Nearly all the mourners at the church wore masks, and Warnock noted that the pandemic has made grieving for Lewis even more challenging.
“At a time where we would feel comfort in embracing one another, love compels us to socially distance from one another,” said Warnock, who is running as a Democrat for one of Georgia’s Senate seats in November. “But make no mistake: We are together in principle, even if not in proximity.”
Singer Jennifer Holliday sang resounding renditions of “Only What You Do for Christ Will Last” and “Take My Hand, Precious Lord.”
Lewis in his own words
Lewis helped organize the 1963 March on Washington and was the last surviving speaker from the event.
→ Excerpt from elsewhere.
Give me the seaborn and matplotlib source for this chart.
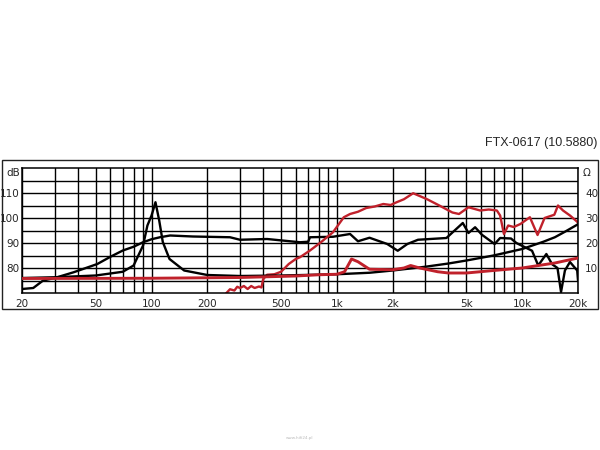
import pandas as pd
import matplotlib
matplotlib.use("Agg")
import matplotlib.pyplot as plt
import seaborn as sns
from matplotlib.patches import Rectangle
from matplotlib.ticker import FixedLocator, FixedFormatter, NullFormatter

sns.set_style("white")
plt.rcParams['font.family'] = ['DejaVu Sans']

RED = '#c0212b'

# black: frequency response (dB)
resp_black_f = [20, 23, 26, 30, 38, 51, 60, 70, 80, 90, 100, 111, 126, 167, 265, 300, 420, 632, 700,
                716, 953, 1178, 1300, 1500, 1870, 2130, 2400, 2740, 3900, 4780, 5130, 5570, 6060, 7100,
                7600, 8700, 9300, 11300, 12200, 13500, 14500, 15500, 16200, 17000, 18100, 19800, 20000]
resp_black_db = [71.6, 72, 75, 76, 78.3, 81.6, 84.5, 87, 88.5, 90.3, 91.5, 92.3, 93, 92.6, 92.3, 91.3, 91.6, 90.3, 90.5,
                 92.3, 92.5, 93.6, 90.7, 92.1, 89.6, 86.9, 89.6, 91.3, 92, 98, 94, 96.3, 93.3, 89.6,
                 92, 91.8, 90, 86.9, 81, 85.6, 81.5, 80, 70.4, 79, 82.4, 79, 75]

# red: frequency response (dB)
resp_red_f = [250, 265, 280, 290, 300, 315, 330, 345, 360, 380, 392, 400, 420, 460, 500, 550, 600, 632, 716,
              820, 953, 1090, 1178, 1300, 1440, 1600, 1780, 1950, 2100, 2300, 2580, 3050, 3570, 4200, 4560,
              5130, 5930, 6600, 7300, 7600, 7970, 8400, 9000, 9780, 11000, 12100, 13200, 14900, 15600,
              16600, 18100, 19800, 20000]
resp_red_db = [69.5, 71.5, 71.0, 72.5, 72.0, 72.8, 71.6, 72.8, 72.0, 72.6, 72.2, 75.5, 77.3, 77.5, 78.5, 81.6, 83.6, 84.3, 87,
               90.3, 94.3, 100.3, 101.6, 102.5, 104, 104.6, 105.6, 105.2, 106.3, 107.5, 109.9, 107.6, 105, 102.2, 101.6,
               104.3, 103, 103.4, 103, 101, 93.6, 97, 96.4, 97.6, 100.3, 93.2, 100, 101.3, 105,
               103, 101, 98.5, 98]

# black: impedance (ohm)
imp_black_f = [20, 30, 50, 70, 80, 90, 95, 100, 105, 110, 115, 125, 150, 200, 300, 500, 1000, 1500, 2000,
               3000, 4000, 5000, 7000, 10000, 13000, 15000, 17000, 20000]
imp_black_ohm = [6, 6.3, 7, 8.5, 11, 19, 27, 31, 36.3, 29, 20.4, 13.6, 9, 7.2, 6.8, 7, 7.5, 8.1, 9,
                 10.5, 11.8, 13, 15, 17.6, 20.5, 22.3, 24.5, 27.5]

# red: impedance (ohm)
imp_red_f = [20, 100, 300, 600, 800, 1000, 1100, 1200, 1300, 1500, 2000, 2300, 2500, 2800, 3500, 4000,
             5000, 7000, 10000, 15000, 20000]
imp_red_ohm = [5.8, 5.9, 6.2, 6.8, 7.3, 7.5, 8.5, 13.6, 12.5, 9.5, 9.3, 10, 11, 10, 8.5, 8,
               8, 9, 10, 12, 14]

x_labels = ['20', '50', '100', '200', '500', '1k', '2k', '5k', '10k', '20k']
x_ticks = [20, 50, 100, 200, 500, 1000, 2000, 5000, 10000, 20000]

fig = plt.figure(figsize=(6, 4.5), dpi=100)
fig.patch.set_facecolor('white')
ax = fig.add_axes([22 / 600, 1 - 293 / 450, 556 / 600, 125 / 450])
ax.set_xscale('log')

# outer frame
fig.patches.append(Rectangle((2 / 600, 1 - 309 / 450), 596 / 600, 149 / 450, transform=fig.transFigure,
                             fill=False, edgecolor='#222222', lw=1.0))

sns.lineplot(x=resp_black_f, y=resp_black_db, ax=ax, color='black', lw=1.7, estimator=None)
sns.lineplot(x=resp_red_f, y=resp_red_db, ax=ax, color=RED, lw=1.7, estimator=None)

ax2 = ax.twinx()
sns.lineplot(x=imp_black_f, y=imp_black_ohm, ax=ax2, color='black', lw=1.7, estimator=None)
sns.lineplot(x=imp_red_f, y=imp_red_ohm, ax=ax2, color=RED, lw=2.1, estimator=None)

ax.set_xlim(20, 20000)
ax.set_ylim(70, 120)
ax2.set_ylim(0, 50)

grid_x = [m * 10 ** e for e in range(1, 4) for m in range(1, 10)] + [10000, 20000]
grid_x = [g for g in grid_x if 20 <= g <= 20000]
ax.xaxis.set_major_locator(FixedLocator(x_ticks))
ax.xaxis.set_major_formatter(FixedFormatter(x_labels))
ax.xaxis.set_minor_locator(FixedLocator(grid_x))
ax.xaxis.set_minor_formatter(NullFormatter())
ax.set_yticks([80, 90, 100, 110])
ax.set_yticks([75, 85, 95, 105, 115], minor=True)
ax.tick_params(which='both', length=0)
ax.tick_params(axis='x', labelsize=7.5, pad=4)
ax.tick_params(axis='y', labelsize=7.5, pad=2)
ax.grid(True, which='both', color='black', lw=1.0)
ax.set_axisbelow(True)
for s in ax.spines.values():
    s.set_color('black')
    s.set_linewidth(1.1)
ax.text(-0.004, 118.2, 'dB', transform=ax.get_yaxis_transform(), ha='right', va='center', fontsize=7.5)

ax2.set_yticks([10, 20, 30, 40])
ax2.tick_params(axis='y', length=0, labelsize=7.5, pad=5)
ax2.text(1.008, 47.8, 'Ω', transform=ax2.get_yaxis_transform(), ha='left', va='center', fontsize=7.5)
ax2.set_ylabel('')
for s in ax2.spines.values():
    s.set_visible(False)

fig.text(597 / 600, 1 - 143 / 450, 'FTX-0617 (10.5880)', ha='right', va='center',
         fontsize=9, family=['Liberation Sans', 'DejaVu Sans'])
fig.text(0.5, 1 - 438 / 450, 'www.hifi24.pl', ha='center', va='center', fontsize=3, color='#bbbbbb')

fig.savefig('out.png', dpi=100, facecolor='white')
On the day of his funeral, The New York Times published an opinion piece penned by the congressman shortly before his death.
Lewis said he was inspired by the Black Lives Matter movement and hopeful about the next chapter for America.
“Ordinary people with extraordinary vision can redeem the soul of America by getting in what I call good trouble, necessary trouble,” Lewis wrote. “Voting and participating in the democratic process are key. The vote is the most powerful nonviolent change agent you have in a democratic society. You must use it because it is not guaranteed. You can lose it.”
He explained, “That is why I had to visit Black Lives Matter Plaza in Washington, though I was admitted to the hospital the following day. I just had to see and feel it for myself that, after many years of silent witness, the truth is still marching on.”
The visit in June to the renamed plaza in Washington was his final public appearance.
Days of remembrances
On Wednesday, Georgia Gov. Brian Kemp and Atlanta Mayor Keisha Lance Bottoms set aside their ongoing legal battle over requiring residents to wear facial coverings to pay tribute to Lewis at the Georgia Capitol Rotunda.
“In our country’s most trying moments, Congressman Lewis taught us the lesson of joyful, steadfast commitment to ideals bigger than one man or one movement,” Kemp said, as Georgia Public Broadcasting reported. “As we mourn his passing, we should all recommit ourselves to the principles he fought for: our country’s core foundation in liberty, freedom, and justice for all.”
The Atlanta mayor remembered Lewis as always being available to his constituents.
“Although an Alabama legend, an Atlanta icon and an American hero, Congressman Lewis took time to let me know — to let all of us know — that we matter to him,” Bottoms said, according to GPB.
Lewis also lay in state at the U.S. Capitol Rotunda, the first Black lawmaker to receive that honor. At a ceremony there on Monday, House Speaker Nancy Pelosi said her longtime colleague was respected by members on both sides of the aisle and in both chambers of Congress.
“We knew he always worked on the side of angels, and now we know that he is with them,” Pelosi said.
On Sunday, Lewis made one final trip across the Edmund Pettus Bridge in Selma, Ala., where law enforcement attacked protesters in 1965 as they attempted to cross. That day has become known as “Bloody Sunday.”
Lewis was badly beaten on that day 55 years ago, but on Sunday, Alabama state troopers saluted him as his casket made its way across the bridge, led by a trail of red rose petals.